Challenge
The lines to extract run from the first line of the material below to the line containing "ax.spines['left'].set_linewidth(1.0)", both included; leave the pictures behind.

Material provided
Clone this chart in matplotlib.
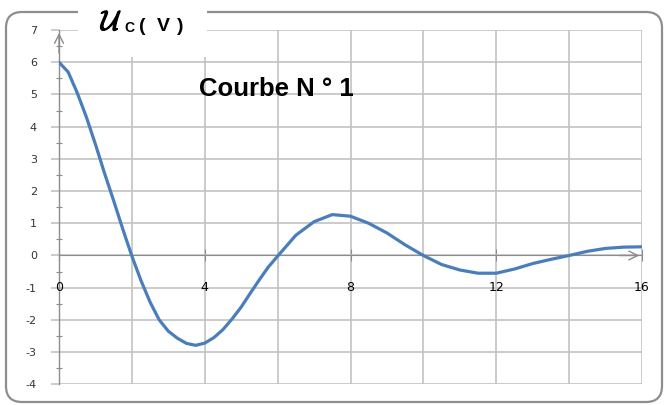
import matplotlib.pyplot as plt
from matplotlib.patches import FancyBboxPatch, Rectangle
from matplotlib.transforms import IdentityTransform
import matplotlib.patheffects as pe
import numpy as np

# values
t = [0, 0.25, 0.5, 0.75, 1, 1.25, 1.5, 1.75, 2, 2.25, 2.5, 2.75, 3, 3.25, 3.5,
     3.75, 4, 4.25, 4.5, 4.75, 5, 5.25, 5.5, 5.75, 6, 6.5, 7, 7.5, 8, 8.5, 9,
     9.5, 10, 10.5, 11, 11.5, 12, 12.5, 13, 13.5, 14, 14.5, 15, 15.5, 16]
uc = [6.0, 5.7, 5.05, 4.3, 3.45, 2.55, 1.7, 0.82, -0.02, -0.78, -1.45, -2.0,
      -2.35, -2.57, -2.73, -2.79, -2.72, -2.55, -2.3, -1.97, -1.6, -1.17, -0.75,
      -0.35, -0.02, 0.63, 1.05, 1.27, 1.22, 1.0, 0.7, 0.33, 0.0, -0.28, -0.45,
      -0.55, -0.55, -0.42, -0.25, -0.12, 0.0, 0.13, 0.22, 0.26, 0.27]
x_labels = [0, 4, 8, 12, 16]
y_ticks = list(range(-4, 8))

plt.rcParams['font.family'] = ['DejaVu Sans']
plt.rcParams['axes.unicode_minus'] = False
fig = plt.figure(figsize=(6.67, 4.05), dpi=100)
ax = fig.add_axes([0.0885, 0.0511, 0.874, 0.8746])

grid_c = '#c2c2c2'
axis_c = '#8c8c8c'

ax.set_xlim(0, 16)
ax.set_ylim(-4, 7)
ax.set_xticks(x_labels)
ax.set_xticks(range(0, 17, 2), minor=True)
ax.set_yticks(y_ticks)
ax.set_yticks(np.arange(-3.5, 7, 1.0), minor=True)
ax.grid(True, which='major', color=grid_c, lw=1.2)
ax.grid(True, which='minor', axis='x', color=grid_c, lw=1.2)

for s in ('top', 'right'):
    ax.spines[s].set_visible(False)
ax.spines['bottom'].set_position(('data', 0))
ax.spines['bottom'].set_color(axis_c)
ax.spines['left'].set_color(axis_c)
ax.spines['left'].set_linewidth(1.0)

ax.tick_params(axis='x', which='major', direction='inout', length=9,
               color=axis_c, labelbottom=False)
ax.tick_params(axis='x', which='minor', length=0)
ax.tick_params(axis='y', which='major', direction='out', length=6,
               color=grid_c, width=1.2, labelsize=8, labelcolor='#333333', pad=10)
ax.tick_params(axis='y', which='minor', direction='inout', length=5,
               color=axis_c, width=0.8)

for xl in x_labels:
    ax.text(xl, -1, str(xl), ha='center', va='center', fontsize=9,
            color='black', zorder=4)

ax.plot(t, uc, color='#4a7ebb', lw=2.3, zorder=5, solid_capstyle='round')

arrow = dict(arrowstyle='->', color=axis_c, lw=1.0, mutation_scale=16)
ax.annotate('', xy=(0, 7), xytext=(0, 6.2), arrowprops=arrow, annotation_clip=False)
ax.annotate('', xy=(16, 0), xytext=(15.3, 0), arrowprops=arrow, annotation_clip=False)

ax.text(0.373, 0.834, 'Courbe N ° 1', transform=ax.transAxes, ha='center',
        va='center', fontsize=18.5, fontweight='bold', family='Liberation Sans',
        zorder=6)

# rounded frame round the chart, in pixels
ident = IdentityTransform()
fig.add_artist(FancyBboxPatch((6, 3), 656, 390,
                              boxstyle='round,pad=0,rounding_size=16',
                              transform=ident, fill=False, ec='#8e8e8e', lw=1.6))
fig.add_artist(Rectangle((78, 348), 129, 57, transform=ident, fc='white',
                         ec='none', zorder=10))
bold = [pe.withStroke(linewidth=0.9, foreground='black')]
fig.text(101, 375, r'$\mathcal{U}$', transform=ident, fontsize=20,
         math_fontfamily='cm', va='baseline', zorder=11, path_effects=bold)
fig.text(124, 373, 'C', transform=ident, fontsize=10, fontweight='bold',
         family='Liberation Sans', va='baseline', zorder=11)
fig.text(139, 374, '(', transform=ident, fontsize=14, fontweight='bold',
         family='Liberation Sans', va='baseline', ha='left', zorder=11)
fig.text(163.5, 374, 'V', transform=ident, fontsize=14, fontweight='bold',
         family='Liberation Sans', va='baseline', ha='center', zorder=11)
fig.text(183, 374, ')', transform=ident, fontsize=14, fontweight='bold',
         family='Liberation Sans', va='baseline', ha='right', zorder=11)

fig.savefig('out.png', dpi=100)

Correct result
Clone this chart in matplotlib.
import matplotlib.pyplot as plt
from matplotlib.patches import FancyBboxPatch, Rectangle
from matplotlib.transforms import IdentityTransform
import matplotlib.patheffects as pe
import numpy as np

# values
t = [0, 0.25, 0.5, 0.75, 1, 1.25, 1.5, 1.75, 2, 2.25, 2.5, 2.75, 3, 3.25, 3.5,
     3.75, 4, 4.25, 4.5, 4.75, 5, 5.25, 5.5, 5.75, 6, 6.5, 7, 7.5, 8, 8.5, 9,
     9.5, 10, 10.5, 11, 11.5, 12, 12.5, 13, 13.5, 14, 14.5, 15, 15.5, 16]
uc = [6.0, 5.7, 5.05, 4.3, 3.45, 2.55, 1.7, 0.82, -0.02, -0.78, -1.45, -2.0,
      -2.35, -2.57, -2.73, -2.79, -2.72, -2.55, -2.3, -1.97, -1.6, -1.17, -0.75,
      -0.35, -0.02, 0.63, 1.05, 1.27, 1.22, 1.0, 0.7, 0.33, 0.0, -0.28, -0.45,
      -0.55, -0.55, -0.42, -0.25, -0.12, 0.0, 0.13, 0.22, 0.26, 0.27]
x_labels = [0, 4, 8, 12, 16]
y_ticks = list(range(-4, 8))

plt.rcParams['font.family'] = ['DejaVu Sans']
plt.rcParams['axes.unicode_minus'] = False
fig = plt.figure(figsize=(6.67, 4.05), dpi=100)
ax = fig.add_axes([0.0885, 0.0511, 0.874, 0.8746])

grid_c = '#c2c2c2'
axis_c = '#8c8c8c'

ax.set_xlim(0, 16)
ax.set_ylim(-4, 7)
ax.set_xticks(x_labels)
ax.set_xticks(range(0, 17, 2), minor=True)
ax.set_yticks(y_ticks)
ax.set_yticks(np.arange(-3.5, 7, 1.0), minor=True)
ax.grid(True, which='major', color=grid_c, lw=1.2)
ax.grid(True, which='minor', axis='x', color=grid_c, lw=1.2)

for s in ('top', 'right'):
    ax.spines[s].set_visible(False)
ax.spines['bottom'].set_position(('data', 0))
ax.spines['bottom'].set_color(axis_c)
ax.spines['left'].set_color(axis_c)
ax.spines['left'].set_linewidth(1.0)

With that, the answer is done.